**Written request:**
Identify, in the records below, every line where the string "this" appears, and copy each such line.

**Exercise material:**
::::
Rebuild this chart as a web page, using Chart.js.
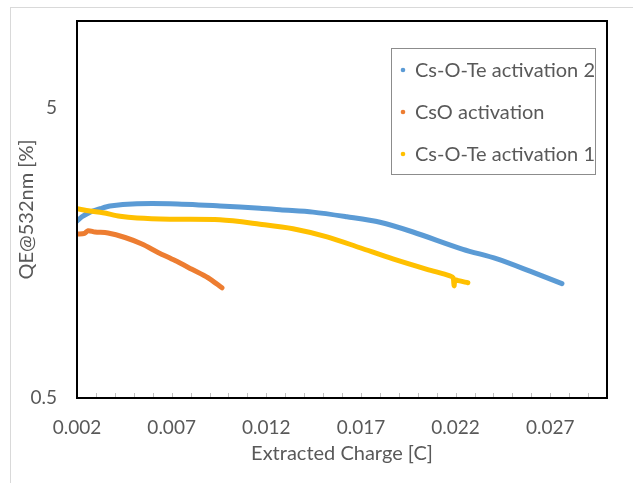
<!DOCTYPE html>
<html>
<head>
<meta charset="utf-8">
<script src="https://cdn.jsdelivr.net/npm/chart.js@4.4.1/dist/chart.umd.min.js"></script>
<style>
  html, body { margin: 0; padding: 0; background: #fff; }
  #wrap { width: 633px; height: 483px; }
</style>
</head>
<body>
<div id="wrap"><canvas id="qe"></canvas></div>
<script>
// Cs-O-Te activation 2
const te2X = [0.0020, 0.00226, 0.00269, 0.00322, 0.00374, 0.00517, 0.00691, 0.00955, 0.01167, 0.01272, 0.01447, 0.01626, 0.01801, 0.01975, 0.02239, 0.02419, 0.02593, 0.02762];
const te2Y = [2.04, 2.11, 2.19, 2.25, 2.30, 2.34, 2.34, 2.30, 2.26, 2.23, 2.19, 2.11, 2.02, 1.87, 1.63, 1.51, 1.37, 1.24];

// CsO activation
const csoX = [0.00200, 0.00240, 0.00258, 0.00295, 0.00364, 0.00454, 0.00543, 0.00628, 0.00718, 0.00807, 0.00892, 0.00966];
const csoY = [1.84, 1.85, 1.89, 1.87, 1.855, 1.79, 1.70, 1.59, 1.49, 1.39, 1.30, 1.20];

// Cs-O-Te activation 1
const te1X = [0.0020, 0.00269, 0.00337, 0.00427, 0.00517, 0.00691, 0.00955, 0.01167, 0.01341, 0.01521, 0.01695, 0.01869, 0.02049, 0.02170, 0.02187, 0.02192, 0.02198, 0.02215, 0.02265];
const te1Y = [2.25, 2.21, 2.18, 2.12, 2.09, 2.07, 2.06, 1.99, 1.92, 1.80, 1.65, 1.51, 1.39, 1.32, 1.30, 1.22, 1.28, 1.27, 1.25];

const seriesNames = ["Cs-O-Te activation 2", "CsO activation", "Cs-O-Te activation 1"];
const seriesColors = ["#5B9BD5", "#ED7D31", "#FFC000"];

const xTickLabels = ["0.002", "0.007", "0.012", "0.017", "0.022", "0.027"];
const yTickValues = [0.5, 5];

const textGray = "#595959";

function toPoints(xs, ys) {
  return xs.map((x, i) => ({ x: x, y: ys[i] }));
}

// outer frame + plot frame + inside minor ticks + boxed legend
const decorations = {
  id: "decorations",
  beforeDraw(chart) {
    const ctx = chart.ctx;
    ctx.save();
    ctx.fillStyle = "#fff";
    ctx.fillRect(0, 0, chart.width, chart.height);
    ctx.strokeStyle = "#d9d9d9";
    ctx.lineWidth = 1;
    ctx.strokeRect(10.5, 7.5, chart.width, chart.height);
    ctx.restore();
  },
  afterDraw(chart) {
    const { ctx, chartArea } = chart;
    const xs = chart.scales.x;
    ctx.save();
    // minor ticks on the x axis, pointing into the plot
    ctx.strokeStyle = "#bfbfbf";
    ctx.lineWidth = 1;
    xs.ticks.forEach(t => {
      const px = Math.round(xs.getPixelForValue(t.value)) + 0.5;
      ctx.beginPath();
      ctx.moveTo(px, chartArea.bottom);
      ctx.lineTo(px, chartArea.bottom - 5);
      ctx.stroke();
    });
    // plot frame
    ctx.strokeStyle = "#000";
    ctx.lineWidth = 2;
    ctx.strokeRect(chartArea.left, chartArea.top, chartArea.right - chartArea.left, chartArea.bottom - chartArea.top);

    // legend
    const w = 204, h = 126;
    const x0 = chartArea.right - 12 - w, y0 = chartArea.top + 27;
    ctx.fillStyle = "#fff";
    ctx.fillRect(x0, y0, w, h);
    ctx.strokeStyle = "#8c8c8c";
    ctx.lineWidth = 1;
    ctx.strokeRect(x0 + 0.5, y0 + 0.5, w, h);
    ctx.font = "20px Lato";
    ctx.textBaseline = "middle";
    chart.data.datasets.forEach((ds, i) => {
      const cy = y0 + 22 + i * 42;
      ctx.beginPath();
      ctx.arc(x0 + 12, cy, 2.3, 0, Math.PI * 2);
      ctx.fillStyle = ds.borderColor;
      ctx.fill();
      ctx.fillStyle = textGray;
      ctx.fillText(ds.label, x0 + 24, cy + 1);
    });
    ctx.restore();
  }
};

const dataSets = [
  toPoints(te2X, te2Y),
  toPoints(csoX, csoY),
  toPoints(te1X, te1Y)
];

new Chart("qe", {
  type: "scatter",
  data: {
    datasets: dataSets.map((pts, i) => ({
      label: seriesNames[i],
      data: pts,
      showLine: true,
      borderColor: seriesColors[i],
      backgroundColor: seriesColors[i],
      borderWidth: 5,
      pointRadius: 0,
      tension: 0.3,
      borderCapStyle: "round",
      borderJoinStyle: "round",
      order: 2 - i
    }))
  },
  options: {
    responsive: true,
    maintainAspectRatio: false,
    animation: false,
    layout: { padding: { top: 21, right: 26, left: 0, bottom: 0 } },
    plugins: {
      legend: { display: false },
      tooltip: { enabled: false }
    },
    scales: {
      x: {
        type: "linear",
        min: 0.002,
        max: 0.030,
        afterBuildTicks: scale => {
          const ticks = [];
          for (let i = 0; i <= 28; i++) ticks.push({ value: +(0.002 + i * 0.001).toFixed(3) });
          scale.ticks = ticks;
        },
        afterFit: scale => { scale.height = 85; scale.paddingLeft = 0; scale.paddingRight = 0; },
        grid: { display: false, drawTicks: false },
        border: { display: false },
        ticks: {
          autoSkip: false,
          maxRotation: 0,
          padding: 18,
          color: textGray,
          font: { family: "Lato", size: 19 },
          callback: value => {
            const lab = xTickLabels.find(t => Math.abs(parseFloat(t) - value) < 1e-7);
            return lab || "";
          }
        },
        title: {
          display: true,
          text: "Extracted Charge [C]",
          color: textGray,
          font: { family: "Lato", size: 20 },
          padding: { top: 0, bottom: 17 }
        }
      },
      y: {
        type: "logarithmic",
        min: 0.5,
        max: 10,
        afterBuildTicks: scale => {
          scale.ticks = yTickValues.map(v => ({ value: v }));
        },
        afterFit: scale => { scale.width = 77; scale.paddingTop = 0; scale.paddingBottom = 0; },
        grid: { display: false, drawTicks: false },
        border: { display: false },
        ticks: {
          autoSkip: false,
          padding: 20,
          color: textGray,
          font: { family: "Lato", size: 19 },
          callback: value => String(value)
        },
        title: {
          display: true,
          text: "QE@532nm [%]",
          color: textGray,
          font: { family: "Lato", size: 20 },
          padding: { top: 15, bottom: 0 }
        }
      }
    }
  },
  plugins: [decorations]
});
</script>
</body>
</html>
::::
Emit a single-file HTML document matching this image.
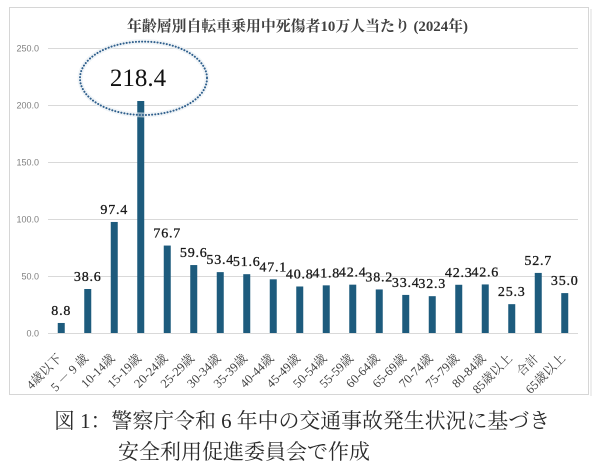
::::
**Reply to the task:**
Rebuild this chart as a web page, using Chart.js.
Emit a single-file HTML document matching this image.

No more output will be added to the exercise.